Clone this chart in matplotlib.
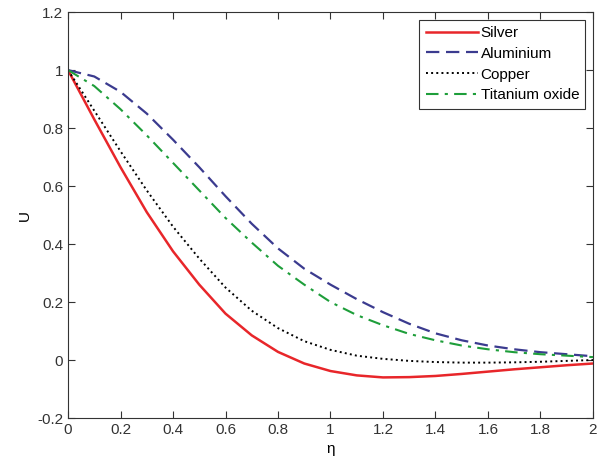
import matplotlib
matplotlib.use('Agg')
import matplotlib.pyplot as plt

eta = [0.0, 0.1, 0.2, 0.3, 0.4, 0.5, 0.6, 0.7, 0.8, 0.9, 1.0,
       1.1, 1.2, 1.3, 1.4, 1.5, 1.6, 1.7, 1.8, 1.9, 2.0]

silver = [1.0, 0.83, 0.665, 0.51, 0.375, 0.26, 0.16, 0.085, 0.028, -0.012, -0.038,
          -0.053, -0.06, -0.059, -0.055, -0.048, -0.04, -0.032, -0.025, -0.018, -0.012]
aluminium = [1.0, 0.978, 0.925, 0.85, 0.76, 0.665, 0.565, 0.47, 0.385, 0.315, 0.26,
             0.21, 0.165, 0.125, 0.092, 0.068, 0.05, 0.037, 0.027, 0.02, 0.013]
copper = [1.0, 0.86, 0.72, 0.585, 0.46, 0.35, 0.25, 0.17, 0.11, 0.065, 0.035,
          0.015, 0.004, -0.003, -0.007, -0.009, -0.009, -0.008, -0.006, -0.003, 0.0]
titanium = [1.0, 0.945, 0.865, 0.775, 0.68, 0.585, 0.49, 0.405, 0.325, 0.26, 0.2,
            0.155, 0.12, 0.09, 0.068, 0.05, 0.037, 0.027, 0.02, 0.015, 0.01]

plt.rcParams['font.family'] = ['Liberation Sans', 'DejaVu Sans']
plt.rcParams['font.size'] = 10

fig = plt.figure(figsize=(6.02, 4.66), dpi=100)
ax = fig.add_axes([0.113, 0.103, 0.872, 0.871])

ax.plot(eta, silver, '-', color='#e8262a', lw=1.8, label='Silver')
ax.plot(eta, aluminium, '--', color='#3b3b8f', lw=1.6, dashes=(6, 3), label='Aluminium')
ax.plot(eta, copper, ':', color='black', lw=1.4, label='Copper')
ax.plot(eta, titanium, '-.', color='#1e9e3a', lw=1.5, dashes=(6, 3, 1.5, 3), label='Titanium oxide')

ax.set_xlim(0, 2)
ax.set_ylim(-0.2, 1.2)
ax.set_xticks([0, 0.2, 0.4, 0.6, 0.8, 1, 1.2, 1.4, 1.6, 1.8, 2])
ax.set_xticklabels(['0', '0.2', '0.4', '0.6', '0.8', '1', '1.2', '1.4', '1.6', '1.8', '2'])
ax.set_yticks([-0.2, 0, 0.2, 0.4, 0.6, 0.8, 1, 1.2])
ax.set_yticklabels(['-0.2', '0', '0.2', '0.4', '0.6', '0.8', '1', '1.2'])
ax.tick_params(direction='in', top=True, right=True, length=5, labelsize=11, colors='#333333')
for s in ax.spines.values():
    s.set_color('#333333')
ax.set_xlabel('η', fontsize=11)
ax.set_ylabel('U', fontsize=11)

leg = ax.legend(loc='upper right', fontsize=11, fancybox=False, edgecolor='black',
                handlelength=3.4, handletextpad=0.2, borderaxespad=0.5, labelspacing=0.45)
leg.get_frame().set_linewidth(0.8)

fig.savefig('out.png', dpi=100)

=-=-=-=-=

> [Objective]: Set the pictures aside and transcribe the data above exactly.

> [Solved exercise]:
Clone this chart in matplotlib.
import matplotlib
matplotlib.use('Agg')
import matplotlib.pyplot as plt

eta = [0.0, 0.1, 0.2, 0.3, 0.4, 0.5, 0.6, 0.7, 0.8, 0.9, 1.0,
       1.1, 1.2, 1.3, 1.4, 1.5, 1.6, 1.7, 1.8, 1.9, 2.0]

silver = [1.0, 0.83, 0.665, 0.51, 0.375, 0.26, 0.16, 0.085, 0.028, -0.012, -0.038,
          -0.053, -0.06, -0.059, -0.055, -0.048, -0.04, -0.032, -0.025, -0.018, -0.012]
aluminium = [1.0, 0.978, 0.925, 0.85, 0.76, 0.665, 0.565, 0.47, 0.385, 0.315, 0.26,
             0.21, 0.165, 0.125, 0.092, 0.068, 0.05, 0.037, 0.027, 0.02, 0.013]
copper = [1.0, 0.86, 0.72, 0.585, 0.46, 0.35, 0.25, 0.17, 0.11, 0.065, 0.035,
          0.015, 0.004, -0.003, -0.007, -0.009, -0.009, -0.008, -0.006, -0.003, 0.0]
titanium = [1.0, 0.945, 0.865, 0.775, 0.68, 0.585, 0.49, 0.405, 0.325, 0.26, 0.2,
            0.155, 0.12, 0.09, 0.068, 0.05, 0.037, 0.027, 0.02, 0.015, 0.01]

plt.rcParams['font.family'] = ['Liberation Sans', 'DejaVu Sans']
plt.rcParams['font.size'] = 10

fig = plt.figure(figsize=(6.02, 4.66), dpi=100)
ax = fig.add_axes([0.113, 0.103, 0.872, 0.871])

ax.plot(eta, silver, '-', color='#e8262a', lw=1.8, label='Silver')
ax.plot(eta, aluminium, '--', color='#3b3b8f', lw=1.6, dashes=(6, 3), label='Aluminium')
ax.plot(eta, copper, ':', color='black', lw=1.4, label='Copper')
ax.plot(eta, titanium, '-.', color='#1e9e3a', lw=1.5, dashes=(6, 3, 1.5, 3), label='Titanium oxide')

ax.set_xlim(0, 2)
ax.set_ylim(-0.2, 1.2)
ax.set_xticks([0, 0.2, 0.4, 0.6, 0.8, 1, 1.2, 1.4, 1.6, 1.8, 2])
ax.set_xticklabels(['0', '0.2', '0.4', '0.6', '0.8', '1', '1.2', '1.4', '1.6', '1.8', '2'])
ax.set_yticks([-0.2, 0, 0.2, 0.4, 0.6, 0.8, 1, 1.2])
ax.set_yticklabels(['-0.2', '0', '0.2', '0.4', '0.6', '0.8', '1', '1.2'])
ax.tick_params(direction='in', top=True, right=True, length=5, labelsize=11, colors='#333333')
for s in ax.spines.values():
    s.set_color('#333333')
ax.set_xlabel('η', fontsize=11)
ax.set_ylabel('U', fontsize=11)

leg = ax.legend(loc='upper right', fontsize=11, fancybox=False, edgecolor='black',
                handlelength=3.4, handletextpad=0.2, borderaxespad=0.5, labelspacing=0.45)
leg.get_frame().set_linewidth(0.8)

fig.savefig('out.png', dpi=100)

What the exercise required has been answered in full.